- **Data excerpt**
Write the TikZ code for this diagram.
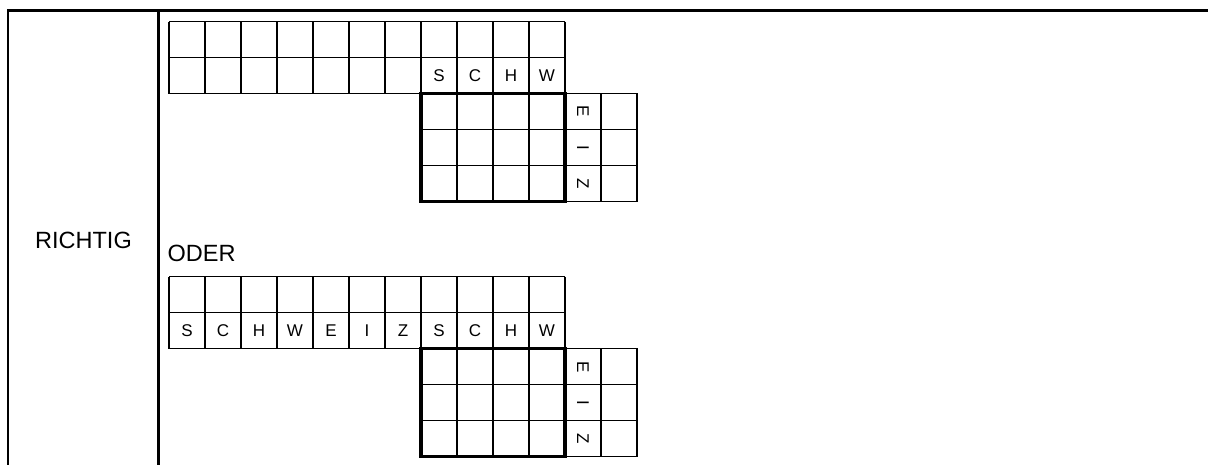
\documentclass[tikz,border=0pt]{standalone}
\usepackage{fontspec}
\setmainfont{Liberation Sans}
\begin{document}
\begin{tikzpicture}[x=1pt,y=-1pt,
  frame/.style={line width=2.8pt,black},
  thinline/.style={line width=1.2pt,black},
  midline/.style={line width=2pt,black},
  heavy/.style={line width=3.2pt,black,line cap=rect},
  letter/.style={font=\fontsize{17}{19}\selectfont,inner sep=0pt,anchor=center},
  rletter/.style={letter,rotate=-90},
  label/.style={font=\fontsize{23.5}{26}\selectfont,inner sep=0pt}]
\useasboundingbox (0,0) rectangle (1208,464);
\fill[white] (0,0) rectangle (1208,464);
% table frame
\draw[frame] (8,466) -- (8,10.3) -- (1210,10.3);
\draw[frame] (158.3,10.3) -- (158.3,466);
\node[label] (richtig) at (83.5,240) {RICHTIG};
\node[label,anchor=base west] (oder) at (167.5,261.7) {ODER};
% two crossword blocks
\foreach \Y/\b in {21.5/a,276.7/b}{
  % upper two rows
  \foreach \i in {0,...,11}
    \draw[thinline] ({169+36*\i},\Y) -- ({169+36*\i},\Y+72);
  \foreach \j in {0,1,2}
    \draw[thinline] (169,\Y+36*\j) -- (565,\Y+36*\j);
  \draw[midline] (313,\Y) -- (313,\Y+72);
  \draw[midline] (421,\Y) -- (421,\Y+72);
  % lower block
  \foreach \i in {1,2,3}
    \draw[thinline] ({421+36*\i},\Y+72) -- ({421+36*\i},\Y+180);
  \foreach \j in {1,2}
    \draw[thinline] (421,\Y+72+36*\j) -- (637,\Y+72+36*\j);
  \draw[thinline] (565,\Y+72) -- (637,\Y+72) -- (637,\Y+180) -- (565,\Y+180);
  \draw[thinline] (601,\Y+72) -- (601,\Y+180);
  \draw[heavy] (421,\Y+72) -- (565,\Y+72) -- (565,\Y+180) -- (421,\Y+180) -- cycle;
  % rotated letters
  \node[rletter] (\b E) at (583,\Y+90) {E};
  \node[rletter] (\b I) at (583,\Y+126) {I};
  \node[rletter] (\b Z) at (583,\Y+162) {Z};
}
% letters in top block
\foreach \c/\l in {7/S,8/C,9/H,10/W}
  \node[letter] (a\c) at ({187+36*\c},75.5) {\l};
% letters in bottom block
\foreach \c/\l in {0/S,1/C,2/H,3/W,4/E,5/I,6/Z,7/S,8/C,9/H,10/W}
  \node[letter] (b\c) at ({187+36*\c},330.7) {\l};
\end{tikzpicture}
\end{document}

- **To be done**
Working from the lines above, reproduce the material exactly and exclude its pictures.

- **Task result**
Write the TikZ code for this diagram.
\documentclass[tikz,border=0pt]{standalone}
\usepackage{fontspec}
\setmainfont{Liberation Sans}
\begin{document}
\begin{tikzpicture}[x=1pt,y=-1pt,
  frame/.style={line width=2.8pt,black},
  thinline/.style={line width=1.2pt,black},
  midline/.style={line width=2pt,black},
  heavy/.style={line width=3.2pt,black,line cap=rect},
  letter/.style={font=\fontsize{17}{19}\selectfont,inner sep=0pt,anchor=center},
  rletter/.style={letter,rotate=-90},
  label/.style={font=\fontsize{23.5}{26}\selectfont,inner sep=0pt}]
\useasboundingbox (0,0) rectangle (1208,464);
\fill[white] (0,0) rectangle (1208,464);
% table frame
\draw[frame] (8,466) -- (8,10.3) -- (1210,10.3);
\draw[frame] (158.3,10.3) -- (158.3,466);
\node[label] (richtig) at (83.5,240) {RICHTIG};
\node[label,anchor=base west] (oder) at (167.5,261.7) {ODER};
% two crossword blocks
\foreach \Y/\b in {21.5/a,276.7/b}{
  % upper two rows
  \foreach \i in {0,...,11}
    \draw[thinline] ({169+36*\i},\Y) -- ({169+36*\i},\Y+72);
  \foreach \j in {0,1,2}
    \draw[thinline] (169,\Y+36*\j) -- (565,\Y+36*\j);
  \draw[midline] (313,\Y) -- (313,\Y+72);
  \draw[midline] (421,\Y) -- (421,\Y+72);
  % lower block
  \foreach \i in {1,2,3}
    \draw[thinline] ({421+36*\i},\Y+72) -- ({421+36*\i},\Y+180);
  \foreach \j in {1,2}
    \draw[thinline] (421,\Y+72+36*\j) -- (637,\Y+72+36*\j);
  \draw[thinline] (565,\Y+72) -- (637,\Y+72) -- (637,\Y+180) -- (565,\Y+180);
  \draw[thinline] (601,\Y+72) -- (601,\Y+180);
  \draw[heavy] (421,\Y+72) -- (565,\Y+72) -- (565,\Y+180) -- (421,\Y+180) -- cycle;
  % rotated letters
  \node[rletter] (\b E) at (583,\Y+90) {E};
  \node[rletter] (\b I) at (583,\Y+126) {I};
  \node[rletter] (\b Z) at (583,\Y+162) {Z};
}
% letters in top block
\foreach \c/\l in {7/S,8/C,9/H,10/W}
  \node[letter] (a\c) at ({187+36*\c},75.5) {\l};
% letters in bottom block
\foreach \c/\l in {0/S,1/C,2/H,3/W,4/E,5/I,6/Z,7/S,8/C,9/H,10/W}
  \node[letter] (b\c) at ({187+36*\c},330.7) {\l};
\end{tikzpicture}
\end{document}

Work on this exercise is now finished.